Resultado de um senso sexista, elas precisam se esforçar mais para ganhar destaque na atividade parlamentar. Por isso, acredito que a formação política feminina é essencial para que as mulheres não só cheguem em maior número aos cargos políticos, mas que também possam ter garantia de que suas vozes serão escutadas.

Além de todas as questões legais, é preciso lembrar que o déficit de mulheres na política surge de um problema estrutural: o machismo. Dessa forma, o feminismo se insere com o objetivo de combater a ideia de que a política é feita por homens e transformar a forma como a mulher atua na sociedade. Uma mulher que precisa se dedicar à carreira, ao trabalho doméstico e aos filhos não consegue tempo hábil para se inserir no processo político.

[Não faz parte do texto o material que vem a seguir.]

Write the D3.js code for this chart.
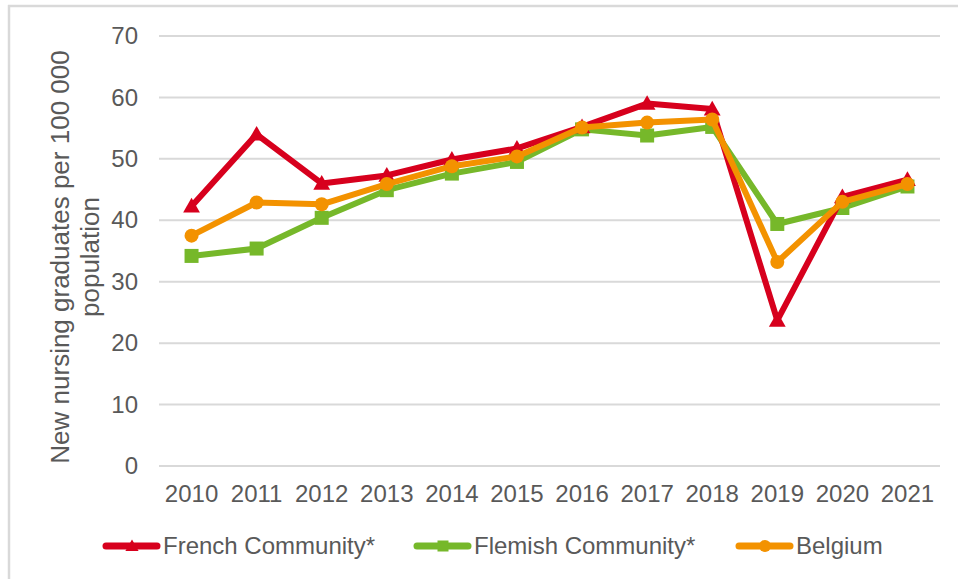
<!DOCTYPE html>
<html>
<head>
<meta charset="utf-8">
<script src="https://cdn.jsdelivr.net/npm/d3@7"></script>
<style>
  body { margin: 0; background: #fff; }
  text { font-family: "Liberation Sans", Arial, sans-serif; fill: #595959; }
</style>
</head>
<body>
<div class="chart"></div>
<script>
var svgWidth = 958;
var svgHeight = 579;

var margin = { top: 36, right: 18, bottom: 113, left: 159 };
var width = svgWidth - margin.left - margin.right;
var height = svgHeight - margin.top - margin.bottom;

// data
var years = ["2010", "2011", "2012", "2013", "2014", "2015", "2016", "2017", "2018", "2019", "2020", "2021"];
var french = [42.3, 54.0, 46.0, 47.3, 49.9, 51.7, 55.2, 59.0, 58.1, 23.7, 43.8, 46.6];
var flemish = [34.2, 35.4, 40.4, 44.9, 47.6, 49.5, 54.8, 53.8, 55.2, 39.4, 42.0, 45.5];
var belgium = [37.5, 42.9, 42.6, 45.9, 48.8, 50.4, 55.1, 55.9, 56.4, 33.2, 43.0, 45.9];
var yTicks = [0, 10, 20, 30, 40, 50, 60, 70];

var series = [
  { name: "French Community*", values: french, color: "#d7001d", marker: "triangle" },
  { name: "Flemish Community*", values: flemish, color: "#76b82a", marker: "square" },
  { name: "Belgium", values: belgium, color: "#f39200", marker: "circle" }
];

var svg = d3.select(".chart")
  .append("svg")
  .attr("width", svgWidth)
  .attr("height", svgHeight);

// frame (left + top edges only visible)
svg.append("line").attr("x1", 9).attr("x2", 9).attr("y1", 5).attr("y2", svgHeight)
  .attr("stroke", "#d9d9d9").attr("stroke-width", 2.5);
svg.append("line").attr("x1", 8).attr("x2", svgWidth).attr("y1", 6).attr("y2", 6)
  .attr("stroke", "#d9d9d9").attr("stroke-width", 2.5);

var chartGroup = svg.append("g")
  .attr("transform", `translate(${margin.left}, ${margin.top})`);

var xScale = d3.scaleBand().domain(years).range([0, width]);
var yScale = d3.scaleLinear().domain([0, 70]).range([height, 0]);

var xPos = function(i) { return xScale(years[i]) + xScale.bandwidth() / 2; };

// gridlines
chartGroup.append("g")
  .selectAll("line")
  .data(yTicks)
  .enter().append("line")
  .attr("x1", 0).attr("x2", width)
  .attr("y1", d => yScale(d)).attr("y2", d => yScale(d))
  .attr("stroke", "#d9d9d9").attr("stroke-width", 2);

// y axis
var leftAxis = d3.axisLeft(yScale).tickValues(yTicks).tickSize(0).tickPadding(21);
var yAxis = chartGroup.append("g").call(leftAxis);
yAxis.select(".domain").remove();
yAxis.selectAll("text").style("font-size", "24px").attr("fill", "#595959")
  .style("font-family", "'Liberation Sans', Arial, sans-serif");

// x axis
var bottomAxis = d3.axisBottom(xScale).tickSize(0).tickPadding(19);
var xAxis = chartGroup.append("g")
  .attr("transform", `translate(0, ${height})`)
  .call(bottomAxis);
xAxis.select(".domain").remove();
xAxis.selectAll("text").style("font-size", "24px").attr("fill", "#595959")
  .style("font-family", "'Liberation Sans', Arial, sans-serif");

// y title
var yTitle = svg.append("text")
  .attr("transform", "translate(0, 257) rotate(-90)")
  .attr("text-anchor", "middle")
  .style("font-size", "26px");
yTitle.append("tspan").attr("x", 0).attr("y", 69).text("New nursing graduates per 100 000");
yTitle.append("tspan").attr("x", 0).attr("y", 99).text("population");

function drawMarker(g, type, x, y, color, s) {
  if (type === "triangle") {
    g.append("path")
      .attr("d", `M${x},${y - s * 0.6}L${x + s * 0.6},${y + s * 0.45}L${x - s * 0.6},${y + s * 0.45}Z`)
      .attr("fill", color);
  } else if (type === "square") {
    g.append("rect")
      .attr("x", x - s / 2).attr("y", y - s / 2)
      .attr("width", s).attr("height", s)
      .attr("fill", color);
  } else {
    g.append("circle").attr("cx", x).attr("cy", y).attr("r", s / 2).attr("fill", color);
  }
}

var line = d3.line()
  .x((d, i) => xPos(i))
  .y(d => yScale(d));

// draw green first, then red, then orange on top
var order = [1, 0, 2];
order.forEach(function(k) {
  var s = series[k];
  var g = chartGroup.append("g");
  g.append("path")
    .datum(s.values)
    .attr("d", line)
    .attr("fill", "none")
    .attr("stroke", s.color)
    .attr("stroke-width", 6)
    .attr("stroke-linejoin", "round");
  s.values.forEach(function(v, i) {
    drawMarker(g, s.marker, xPos(i), yScale(v), s.color, s.marker === "circle" ? 14 : 14);
  });
});

// legend
var legendY = 546;
var legendX = [103, 414, 736];
series.forEach(function(s, i) {
  var g = svg.append("g");
  g.append("line")
    .attr("x1", legendX[i] + 3).attr("x2", legendX[i] + 54)
    .attr("y1", legendY).attr("y2", legendY)
    .attr("stroke", s.color).attr("stroke-width", 7)
    .attr("stroke-linecap", "round");
  drawMarker(g, s.marker, legendX[i] + 29, legendY, s.color, s.marker === "circle" ? 12 : 11);
  g.append("text")
    .attr("x", legendX[i] + 60)
    .attr("y", legendY + 8)
    .style("font-size", "24px")
    .text(s.name);
});
</script>
</body>
</html>
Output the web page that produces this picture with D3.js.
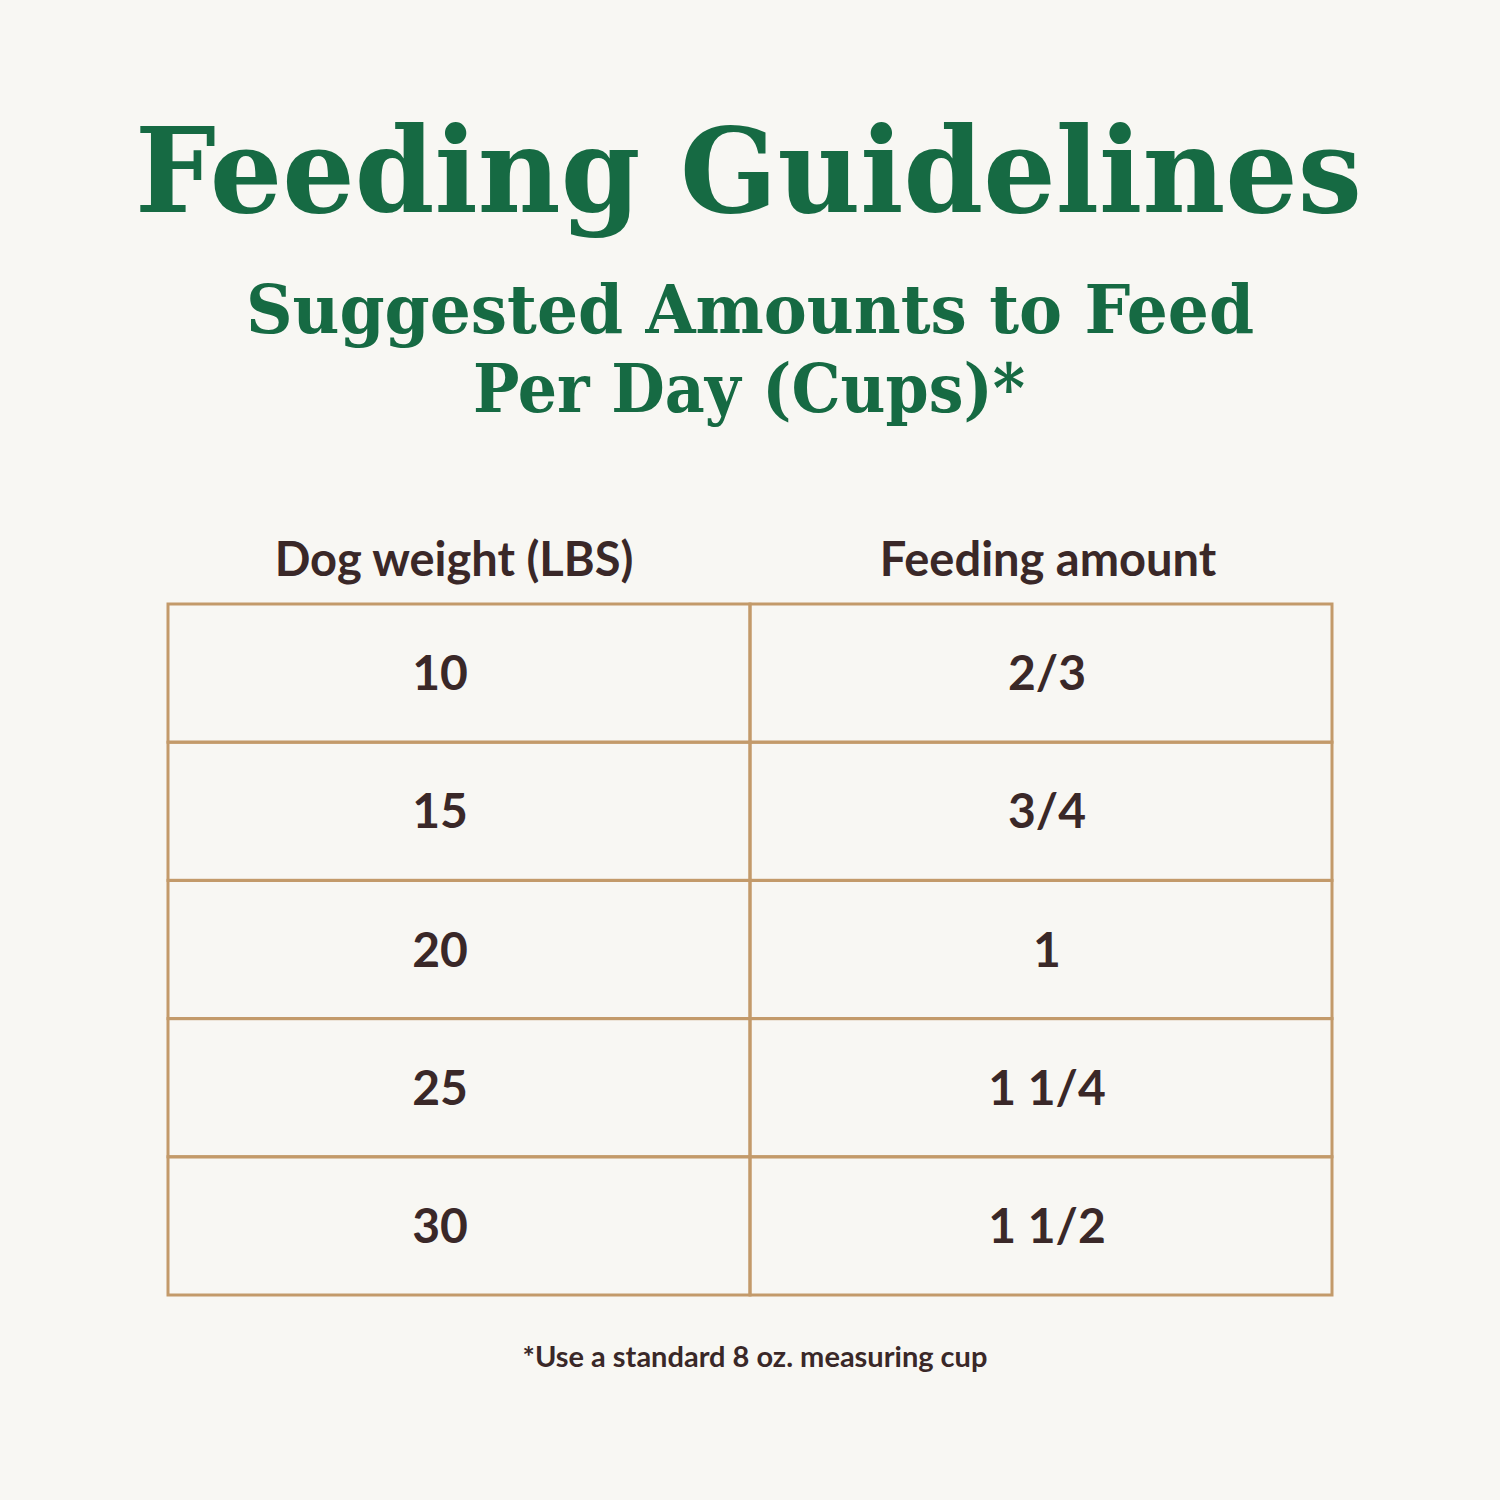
<!DOCTYPE html>
<html><head><meta charset="utf-8">
<script src="https://cdn.jsdelivr.net/npm/d3@7"></script>
<style>body{margin:0;background:#f8f7f3}</style></head>
<body><script>
const weights = ["10","15","20","25","30"];
const amounts = ["2/3","3/4","1","1 1/4","1 1/2"];
const headers = ["Dog weight (LBS)","Feeding amount"];
const title = "Feeding Guidelines";
const subtitle = ["Suggested Amounts to Feed","Per Day (Cups)*"];
const footnote = "*Use a standard 8 oz. measuring cup";

const W=1500,H=1500;
const svg=d3.select("body").append("svg").attr("width",W).attr("height",H);
svg.append("rect").attr("width",W).attr("height",H).attr("fill","#f8f7f3");
const green="#166a43", brown="#3a2828", tan="#c39a6a";
const serif="'DejaVu Serif', 'Liberation Serif', serif";
const sans="Lato, 'Open Sans', sans-serif";

svg.append("text").attr("x",135).attr("y",212).attr("textLength",1227).attr("lengthAdjust","spacingAndGlyphs")
  .attr("font-family",serif).attr("font-weight",700).attr("font-size",118).attr("fill",green).text(title);
const subX=[[246,1008],[473,552]];
subtitle.forEach((s,i)=>svg.append("text").attr("x",subX[i][0]).attr("y",333+i*79)
  .attr("textLength",subX[i][1]).attr("lengthAdjust","spacingAndGlyphs")
  .attr("font-family",serif).attr("font-weight",700).attr("font-size",68).attr("fill",green).text(s));

const x=d3.scaleBand().domain([0,1]).range([168,1332]);
const y=d3.scaleBand().domain(weights).range([604,1295]);
const cx=[440,1047];
headers.forEach((h,i)=>svg.append("text").attr("x",[454,1048][i]).attr("y",576).attr("text-anchor","middle")
  .attr("font-family",sans).attr("font-weight",700).attr("font-size",47).attr("fill",brown).text(h));

const g=svg.append("g");
weights.forEach((w,r)=>{
  [0,1].forEach(c=>{
    g.append("rect").attr("x",x(c)).attr("y",y(w)).attr("width",x.bandwidth()).attr("height",y.bandwidth())
      .attr("fill","none").attr("stroke",tan).attr("stroke-width",3);
    g.append("text").attr("x",cx[c]).attr("y",y(w)+y.bandwidth()/2+17).attr("text-anchor","middle")
      .attr("font-family",sans).attr("font-weight",700).attr("font-size",48).attr("fill",brown)
      .text(c===0?w:amounts[r]);
  });
});
svg.append("text").attr("x",755).attr("y",1367).attr("text-anchor","middle")
  .attr("font-family",sans).attr("font-weight",700).attr("font-size",29).attr("fill",brown).text(footnote);
</script></body></html>
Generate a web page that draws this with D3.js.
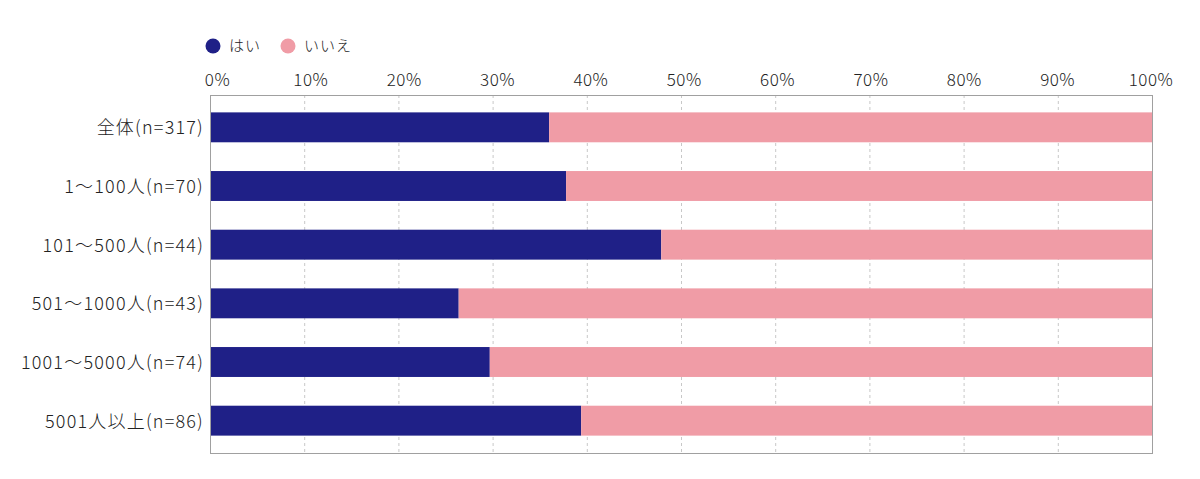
<!DOCTYPE html>
<html>
<head>
<meta charset="utf-8">
<script src="https://cdn.jsdelivr.net/npm/d3@7"></script>
<style>
  body { margin: 0; background: #fff; }
  svg text { font-family: "Noto Sans CJK JP", "Noto Sans", sans-serif; font-weight: 300; fill: #222; }
</style>
</head>
<body>
<div id="chart"></div>
<script>
var categories = ["全体(n=317)", "1～100人(n=70)", "101～500人(n=44)", "501～1000人(n=43)", "1001～5000人(n=74)", "5001人以上(n=86)"];
var yesValues = [36.0, 37.8, 47.9, 26.4, 29.7, 39.4];
var noValues = [64.0, 62.2, 52.1, 73.6, 70.3, 60.6];
var seriesNames = ["はい", "いいえ"];
var tickValues = [0, 10, 20, 30, 40, 50, 60, 70, 80, 90, 100];

var colors = ["#1f2087", "#f09ca6"];

var width = 1200, height = 479;

var svg = d3.select("#chart")
  .append("svg")
  .attr("width", width)
  .attr("height", height);

//plot area
var plotLeft = 210, plotRight = 1152, plotTop = 95, plotBottom = 453;

var x = d3.scaleLinear().domain([0, 100]).range([plotLeft, plotRight]);
// labels above the axis sit slightly off the grid lines in the original
var xLabel = d3.scaleLinear().domain([0, 100]).range([217.5, 1151]);

var y = d3.scaleBand()
  .domain(categories)
  .range([plotTop + 3, plotBottom - 3])
  .paddingInner(0.49)
  .paddingOuter(0.245);

//grid lines
svg.append("g")
  .selectAll("line")
  .data(tickValues.slice(1, -1))
  .enter()
  .append("line")
    .attr("x1", function (d) { return x(d) + 0.5; })
    .attr("x2", function (d) { return x(d) + 0.5; })
    .attr("y1", plotTop)
    .attr("y2", plotBottom)
    .attr("stroke", "#c8c8c8")
    .attr("stroke-dasharray", "3,3");

//stacked data
var rows = categories.map(function (c, i) {
  return { cat: c, yes: yesValues[i], no: noValues[i] };
});
var stack = d3.stack().keys(["yes", "no"]);
var layers = stack(rows);

svg.append("g")
  .selectAll("g")
  .data(layers)
  .enter()
  .append("g")
    .attr("fill", function (d, i) { return colors[i]; })
  .selectAll("rect")
  .data(function (d) { return d; })
  .enter()
  .append("rect")
    .attr("x", function (d) { return x(d[0]); })
    .attr("y", function (d) { return y(d.data.cat); })
    .attr("width", function (d) { return x(d[1]) - x(d[0]); })
    .attr("height", y.bandwidth());

//plot border
svg.append("rect")
  .attr("x", plotLeft + 0.5)
  .attr("y", plotTop + 0.5)
  .attr("width", plotRight - plotLeft)
  .attr("height", plotBottom - plotTop)
  .attr("fill", "none")
  .attr("stroke", "#a0a0a0");

//tick labels on top
svg.append("g")
  .selectAll("text")
  .data(tickValues)
  .enter()
  .append("text")
    .attr("x", function (d) { return xLabel(d); })
    .attr("y", 86)
    .attr("text-anchor", "middle")
    .attr("font-size", 17)
    .attr("letter-spacing", 0.5)
    .text(function (d) { return d + "%"; });

//category labels
svg.append("g")
  .selectAll("text")
  .data(categories)
  .enter()
  .append("text")
    .attr("x", 204)
    .attr("y", function (d) { return y(d) + y.bandwidth() / 2; })
    .attr("dy", "0.38em")
    .attr("text-anchor", "end")
    .attr("font-size", 18)
    .attr("letter-spacing", 1.2)
    .text(function (d) { return d; });

//legend
var legendX = [213, 288];
var legend = svg.append("g")
  .selectAll("g")
  .data(seriesNames)
  .enter()
  .append("g")
    .attr("transform", function (d, i) { return "translate(" + legendX[i] + ",46)"; });

legend.append("circle")
  .attr("r", 7.5)
  .attr("fill", function (d, i) { return colors[i]; });

legend.append("text")
  .attr("x", 16)
  .attr("dy", "0.35em")
  .attr("font-size", 15)
  .attr("letter-spacing", 1)
  .text(function (d) { return d; });
</script>
</body>
</html>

Por reconhecer a existência do machismo apresentei anos atrás um projeto de resolução que obrigava a Câmara Municipal a ter pelo menos uma mulher na mesa diretora. Parece pouco, mas isso mudou a composição desde então da mesa diretora deste parlamento.

Portando, assim como a conquista do voto feminino, a consolidação do papel da mulher na política é um processo lento, que precisa de uma série de incentivos para avançar na sociedade brasileira. Incentivos que mudem a forma como os partidos enxergam as mulheres e a transformação da mentalidade do País, por exemplo, são essenciais para que, nos próximos 86 anos, o desenvolvimento da questão atinja níveis cada vez mais próximos de equidade entre os gêneros.

Por mais mulheres na política. Por sociedade sem machismo!

Viva as mulheres. Nós temos coragem pra lutar!

*Eliana Gomes é vereadora de Fortaleza pelo PCdoB.